Task: Extract the lines from the first line of the records below through the line containing "plt.rcParams['mathtext.it'] = FONT", inclusive, and reproduce them exactly as written.

── Recorded information ──

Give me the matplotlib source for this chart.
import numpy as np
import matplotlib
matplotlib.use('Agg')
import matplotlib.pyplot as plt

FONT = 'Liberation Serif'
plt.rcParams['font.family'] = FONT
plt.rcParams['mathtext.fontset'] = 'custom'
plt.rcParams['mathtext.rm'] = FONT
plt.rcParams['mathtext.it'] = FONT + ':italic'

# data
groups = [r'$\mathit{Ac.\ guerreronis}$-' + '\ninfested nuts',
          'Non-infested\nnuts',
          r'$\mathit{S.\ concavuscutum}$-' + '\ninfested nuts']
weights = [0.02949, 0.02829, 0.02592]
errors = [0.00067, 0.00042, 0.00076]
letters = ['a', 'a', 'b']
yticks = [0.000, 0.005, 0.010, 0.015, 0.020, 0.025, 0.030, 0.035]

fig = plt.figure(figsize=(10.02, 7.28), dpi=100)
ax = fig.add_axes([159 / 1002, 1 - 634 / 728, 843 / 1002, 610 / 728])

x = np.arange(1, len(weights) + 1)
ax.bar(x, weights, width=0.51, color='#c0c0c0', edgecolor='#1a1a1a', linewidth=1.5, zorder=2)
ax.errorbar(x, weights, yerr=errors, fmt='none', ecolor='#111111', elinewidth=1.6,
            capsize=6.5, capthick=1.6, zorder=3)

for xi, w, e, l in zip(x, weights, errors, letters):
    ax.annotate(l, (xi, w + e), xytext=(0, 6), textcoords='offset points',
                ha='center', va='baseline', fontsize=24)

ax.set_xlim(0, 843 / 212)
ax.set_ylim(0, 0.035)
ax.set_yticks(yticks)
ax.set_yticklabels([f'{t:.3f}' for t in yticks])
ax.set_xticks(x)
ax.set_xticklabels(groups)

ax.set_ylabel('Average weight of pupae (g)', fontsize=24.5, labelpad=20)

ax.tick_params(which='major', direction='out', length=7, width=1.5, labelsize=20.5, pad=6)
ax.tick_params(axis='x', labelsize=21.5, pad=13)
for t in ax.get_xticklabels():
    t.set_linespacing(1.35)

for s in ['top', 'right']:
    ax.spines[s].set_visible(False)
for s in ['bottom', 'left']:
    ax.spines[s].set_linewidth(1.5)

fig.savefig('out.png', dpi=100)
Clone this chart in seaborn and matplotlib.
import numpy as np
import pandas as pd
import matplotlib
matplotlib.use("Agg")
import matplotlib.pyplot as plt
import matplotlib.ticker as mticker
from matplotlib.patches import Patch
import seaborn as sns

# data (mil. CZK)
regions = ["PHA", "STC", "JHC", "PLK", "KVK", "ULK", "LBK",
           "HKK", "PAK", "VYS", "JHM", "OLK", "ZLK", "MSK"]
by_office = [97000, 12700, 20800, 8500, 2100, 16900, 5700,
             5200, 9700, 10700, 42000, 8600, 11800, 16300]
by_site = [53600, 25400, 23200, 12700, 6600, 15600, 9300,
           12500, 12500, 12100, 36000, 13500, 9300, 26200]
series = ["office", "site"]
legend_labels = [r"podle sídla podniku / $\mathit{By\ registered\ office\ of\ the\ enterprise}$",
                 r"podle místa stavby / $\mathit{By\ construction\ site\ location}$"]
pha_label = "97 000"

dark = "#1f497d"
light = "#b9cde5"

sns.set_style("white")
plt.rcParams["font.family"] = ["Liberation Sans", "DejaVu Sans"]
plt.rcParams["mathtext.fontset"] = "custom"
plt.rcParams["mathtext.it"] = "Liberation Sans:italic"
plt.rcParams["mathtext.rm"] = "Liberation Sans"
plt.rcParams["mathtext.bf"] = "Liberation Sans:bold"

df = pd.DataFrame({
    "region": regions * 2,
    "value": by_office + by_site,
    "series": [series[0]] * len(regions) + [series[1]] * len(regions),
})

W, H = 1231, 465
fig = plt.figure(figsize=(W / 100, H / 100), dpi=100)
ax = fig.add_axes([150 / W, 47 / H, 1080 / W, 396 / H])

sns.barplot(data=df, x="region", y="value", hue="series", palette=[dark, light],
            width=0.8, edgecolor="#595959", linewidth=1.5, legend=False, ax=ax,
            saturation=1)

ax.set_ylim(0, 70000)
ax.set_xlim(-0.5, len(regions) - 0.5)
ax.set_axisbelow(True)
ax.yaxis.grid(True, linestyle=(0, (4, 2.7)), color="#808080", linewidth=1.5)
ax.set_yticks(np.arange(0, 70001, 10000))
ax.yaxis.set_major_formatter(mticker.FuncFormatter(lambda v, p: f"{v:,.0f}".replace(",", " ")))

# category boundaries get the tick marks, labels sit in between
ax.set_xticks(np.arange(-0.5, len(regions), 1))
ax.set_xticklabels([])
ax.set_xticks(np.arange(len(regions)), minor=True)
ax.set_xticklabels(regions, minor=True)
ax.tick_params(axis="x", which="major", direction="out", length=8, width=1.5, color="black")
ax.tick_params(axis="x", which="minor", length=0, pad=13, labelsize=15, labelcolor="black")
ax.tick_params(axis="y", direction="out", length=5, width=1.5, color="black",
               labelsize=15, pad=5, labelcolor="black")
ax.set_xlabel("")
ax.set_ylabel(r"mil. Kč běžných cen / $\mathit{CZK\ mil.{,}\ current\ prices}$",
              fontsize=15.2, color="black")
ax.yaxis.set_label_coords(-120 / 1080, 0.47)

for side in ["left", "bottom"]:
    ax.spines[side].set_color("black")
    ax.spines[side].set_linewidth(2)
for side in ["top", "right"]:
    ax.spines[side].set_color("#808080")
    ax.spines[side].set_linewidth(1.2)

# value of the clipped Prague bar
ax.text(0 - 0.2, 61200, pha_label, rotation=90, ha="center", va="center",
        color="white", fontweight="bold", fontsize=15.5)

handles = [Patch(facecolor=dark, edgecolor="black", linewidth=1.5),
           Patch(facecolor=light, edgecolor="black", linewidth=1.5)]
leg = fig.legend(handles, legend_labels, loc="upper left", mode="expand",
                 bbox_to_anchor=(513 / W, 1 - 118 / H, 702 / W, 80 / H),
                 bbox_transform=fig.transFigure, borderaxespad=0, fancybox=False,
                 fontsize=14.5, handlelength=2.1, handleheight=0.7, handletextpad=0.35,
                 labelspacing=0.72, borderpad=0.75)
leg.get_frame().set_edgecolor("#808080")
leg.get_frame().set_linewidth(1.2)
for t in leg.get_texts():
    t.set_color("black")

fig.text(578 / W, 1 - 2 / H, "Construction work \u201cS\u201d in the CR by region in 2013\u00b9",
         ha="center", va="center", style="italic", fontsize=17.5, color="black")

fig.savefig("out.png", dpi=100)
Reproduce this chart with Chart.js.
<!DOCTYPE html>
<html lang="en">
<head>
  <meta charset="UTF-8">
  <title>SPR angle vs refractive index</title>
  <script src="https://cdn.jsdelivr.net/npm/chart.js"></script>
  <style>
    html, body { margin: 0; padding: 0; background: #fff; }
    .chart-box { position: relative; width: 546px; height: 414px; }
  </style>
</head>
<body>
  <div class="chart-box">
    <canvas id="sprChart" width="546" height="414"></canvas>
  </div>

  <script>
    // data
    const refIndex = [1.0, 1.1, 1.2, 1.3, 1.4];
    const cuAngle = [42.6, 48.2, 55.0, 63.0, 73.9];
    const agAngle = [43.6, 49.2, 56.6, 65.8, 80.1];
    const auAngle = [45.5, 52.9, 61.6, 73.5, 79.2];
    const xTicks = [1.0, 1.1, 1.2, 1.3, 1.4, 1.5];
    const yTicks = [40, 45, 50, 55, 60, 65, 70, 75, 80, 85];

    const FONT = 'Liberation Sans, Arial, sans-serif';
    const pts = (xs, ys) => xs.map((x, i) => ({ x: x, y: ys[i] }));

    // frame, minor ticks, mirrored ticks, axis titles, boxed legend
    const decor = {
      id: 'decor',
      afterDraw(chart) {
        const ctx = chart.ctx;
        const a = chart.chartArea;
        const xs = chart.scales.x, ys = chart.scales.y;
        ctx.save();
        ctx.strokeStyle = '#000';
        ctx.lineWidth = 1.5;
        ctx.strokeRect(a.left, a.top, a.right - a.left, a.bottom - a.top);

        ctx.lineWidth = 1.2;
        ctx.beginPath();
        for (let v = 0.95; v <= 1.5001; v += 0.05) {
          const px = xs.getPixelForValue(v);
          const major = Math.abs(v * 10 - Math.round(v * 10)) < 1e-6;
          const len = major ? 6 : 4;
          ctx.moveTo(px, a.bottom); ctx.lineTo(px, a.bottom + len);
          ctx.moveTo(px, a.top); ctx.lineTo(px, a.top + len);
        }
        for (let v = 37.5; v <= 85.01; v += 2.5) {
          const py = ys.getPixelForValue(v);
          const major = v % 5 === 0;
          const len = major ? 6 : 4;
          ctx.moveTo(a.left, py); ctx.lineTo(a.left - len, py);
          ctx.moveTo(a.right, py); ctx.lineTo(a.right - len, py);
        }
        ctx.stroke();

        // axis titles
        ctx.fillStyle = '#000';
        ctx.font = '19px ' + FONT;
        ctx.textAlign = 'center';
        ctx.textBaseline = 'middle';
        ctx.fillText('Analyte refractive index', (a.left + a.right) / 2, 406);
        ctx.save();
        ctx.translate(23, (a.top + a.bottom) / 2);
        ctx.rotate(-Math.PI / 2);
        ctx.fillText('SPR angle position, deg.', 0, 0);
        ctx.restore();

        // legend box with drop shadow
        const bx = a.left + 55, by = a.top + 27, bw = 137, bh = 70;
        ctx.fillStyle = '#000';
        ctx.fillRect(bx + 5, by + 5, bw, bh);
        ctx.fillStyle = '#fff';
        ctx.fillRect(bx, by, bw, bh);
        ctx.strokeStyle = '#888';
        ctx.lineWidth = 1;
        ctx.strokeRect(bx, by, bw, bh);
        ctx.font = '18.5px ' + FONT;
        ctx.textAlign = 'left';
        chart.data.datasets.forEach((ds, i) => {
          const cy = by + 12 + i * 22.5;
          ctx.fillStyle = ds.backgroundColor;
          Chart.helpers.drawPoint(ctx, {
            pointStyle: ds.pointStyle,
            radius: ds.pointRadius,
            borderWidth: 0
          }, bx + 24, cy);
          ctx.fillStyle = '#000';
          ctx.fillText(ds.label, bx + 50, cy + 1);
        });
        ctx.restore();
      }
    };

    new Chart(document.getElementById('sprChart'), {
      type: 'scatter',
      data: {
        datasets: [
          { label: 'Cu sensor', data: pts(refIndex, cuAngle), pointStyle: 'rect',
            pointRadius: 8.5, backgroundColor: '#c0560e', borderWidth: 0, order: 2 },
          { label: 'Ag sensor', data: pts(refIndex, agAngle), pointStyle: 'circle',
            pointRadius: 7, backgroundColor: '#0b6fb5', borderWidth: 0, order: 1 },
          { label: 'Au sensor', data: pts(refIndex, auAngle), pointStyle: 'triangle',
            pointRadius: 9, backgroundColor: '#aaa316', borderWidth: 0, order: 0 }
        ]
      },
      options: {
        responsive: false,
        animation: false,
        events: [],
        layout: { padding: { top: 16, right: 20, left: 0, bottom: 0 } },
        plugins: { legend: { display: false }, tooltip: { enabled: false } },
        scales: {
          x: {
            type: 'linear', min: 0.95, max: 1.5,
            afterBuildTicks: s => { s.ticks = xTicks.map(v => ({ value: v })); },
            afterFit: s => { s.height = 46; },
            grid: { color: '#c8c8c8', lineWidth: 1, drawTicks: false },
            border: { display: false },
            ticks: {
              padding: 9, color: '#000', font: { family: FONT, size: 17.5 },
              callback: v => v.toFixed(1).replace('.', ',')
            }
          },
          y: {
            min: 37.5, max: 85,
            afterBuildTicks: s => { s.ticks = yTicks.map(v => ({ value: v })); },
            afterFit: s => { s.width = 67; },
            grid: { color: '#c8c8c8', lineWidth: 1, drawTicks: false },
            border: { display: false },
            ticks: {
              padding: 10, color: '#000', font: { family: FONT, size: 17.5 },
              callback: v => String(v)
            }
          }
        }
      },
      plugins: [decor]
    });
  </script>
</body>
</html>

───

Output of the task:
Give me the matplotlib source for this chart.
import numpy as np
import matplotlib
matplotlib.use('Agg')
import matplotlib.pyplot as plt

FONT = 'Liberation Serif'
plt.rcParams['font.family'] = FONT
plt.rcParams['mathtext.fontset'] = 'custom'
plt.rcParams['mathtext.rm'] = FONT
plt.rcParams['mathtext.it'] = FONT + ':italic'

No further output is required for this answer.